Des décisions ont été prises ce lundi par le président de la République pour l’indemnisation des sinistrés, mais beaucoup d’entre eux ont déjà commencé la restauration de ce que le feu a détruit, dans le sillage du même élan de solidarité qu’on a vu au cours des incendies.

La vie doit bien continuer mais tout le monde sait qu’elle ne sera plus comme avant. Du moins pas avant longtemps. La région a perdu des dizaines de ses enfants et beaucoup de ceux qui ont échappé aux flammes garderont des traumatismes indélébiles.

Des enfants ont vu des corps en flammes. Parfois ce sont leurs parents, leurs frères ou sœurs. La région a aussi perdu la beauté de ses forêts et maquis et les moyens de subsistance de nombreuses familles : oliviers, ruches, poulaillers, écuries, têtes de bétail, véhicules…
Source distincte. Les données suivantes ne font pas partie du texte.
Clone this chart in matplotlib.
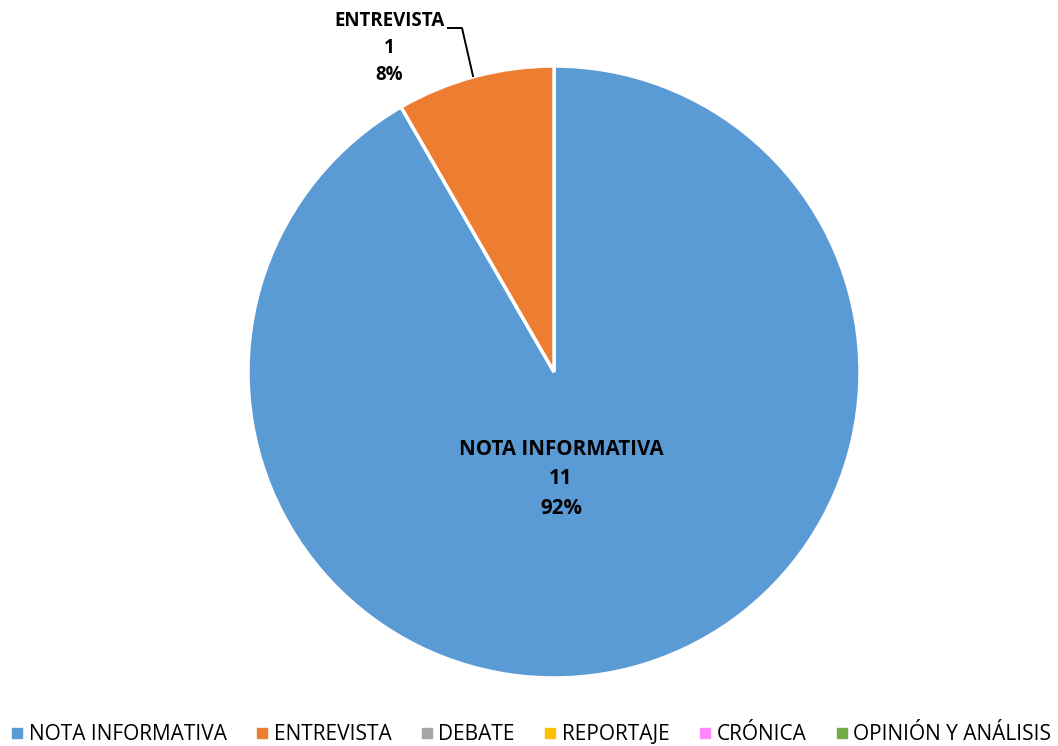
import matplotlib
matplotlib.use("Agg")
import matplotlib.pyplot as plt
from matplotlib.lines import Line2D

categories = ["NOTA INFORMATIVA", "ENTREVISTA", "DEBATE", "REPORTAJE", "CRÓNICA", "OPINIÓN Y ANÁLISIS"]
values = [11, 1, 0, 0, 0, 0]
percents = ["92%", "8%", "0%", "0%", "0%", "0%"]
colors = ["#5B9BD5", "#ED7D31", "#A5A5A5", "#FFC000", "#FF88FF", "#70AD47"]

FONT = ["Open Sans", "DejaVu Sans"]
plt.rcParams['font.family'] = FONT

W, H = 1058, 746
fig = plt.figure(figsize=(W / 100, H / 100), dpi=100)
cx, cy, r = 554, 372, 306
ax = fig.add_axes([(cx - r) / W, (H - cy - r) / H, 2 * r / W, 2 * r / H])

nz = [(c, v, p, col) for c, v, p, col in zip(categories, values, percents, colors) if v > 0]
wedges, _ = ax.pie([v for _, v, _, _ in nz], colors=[col for _, _, _, col in nz],
                   startangle=90, counterclock=False, radius=1,
                   wedgeprops=dict(edgecolor="white", linewidth=2.5))
ax.set_xlim(-1, 1)
ax.set_ylim(-1, 1)
ax.set_aspect('equal')
ax.axis('off')

def px(x, y):
    return ((x - cx) / r, (cy - y) / r)

# label for main slice
tx, ty = px(561, 479)
ax.text(tx, ty, f"{nz[0][0]}\n{nz[0][1]}\n{nz[0][2]}", ha="center", va="center",
        fontsize=14.8, fontweight="bold", linespacing=1.52, color="black")

# label for small slice with leader line
lx, ly = px(389, 48)
ax.text(lx, ly, f"{nz[1][0]}\n{nz[1][1]}\n{nz[1][2]}", ha="center", va="center",
        fontsize=13.5, fontweight="bold", linespacing=1.45, color="black")
p1 = px(448, 28); p2 = px(462, 28); p3 = px(473, 76)
ax.plot([p1[0], p2[0], p3[0]], [p1[1], p2[1], p3[1]], color="black", lw=1.4, clip_on=False)

handles = [Line2D([0], [0], marker='s', linestyle='none', markersize=7,
                  markerfacecolor=c, markeredgecolor=c) for c in colors]
fig.legend(handles, categories, loc="center", bbox_to_anchor=(0.5, (H - 735) / H),
           ncol=6, frameon=False, fontsize=15, handletextpad=0.05,
           columnspacing=1.2, handlelength=1.0, borderaxespad=0)

fig.savefig("out.png", dpi=100)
Il n’y a pas de doute que tout cela reviendra un jour, que la région se relèvera. Elle a connu des épreuves bien plus dures, comme sa mise à feu dans les années 1850 (déjà !) par les troupes du maréchal Randon. Ce n’était qu’à ce prix que la dernière place de résistance à l’occupation française fut vaincue en 1857. Vaincue, mais pas morte.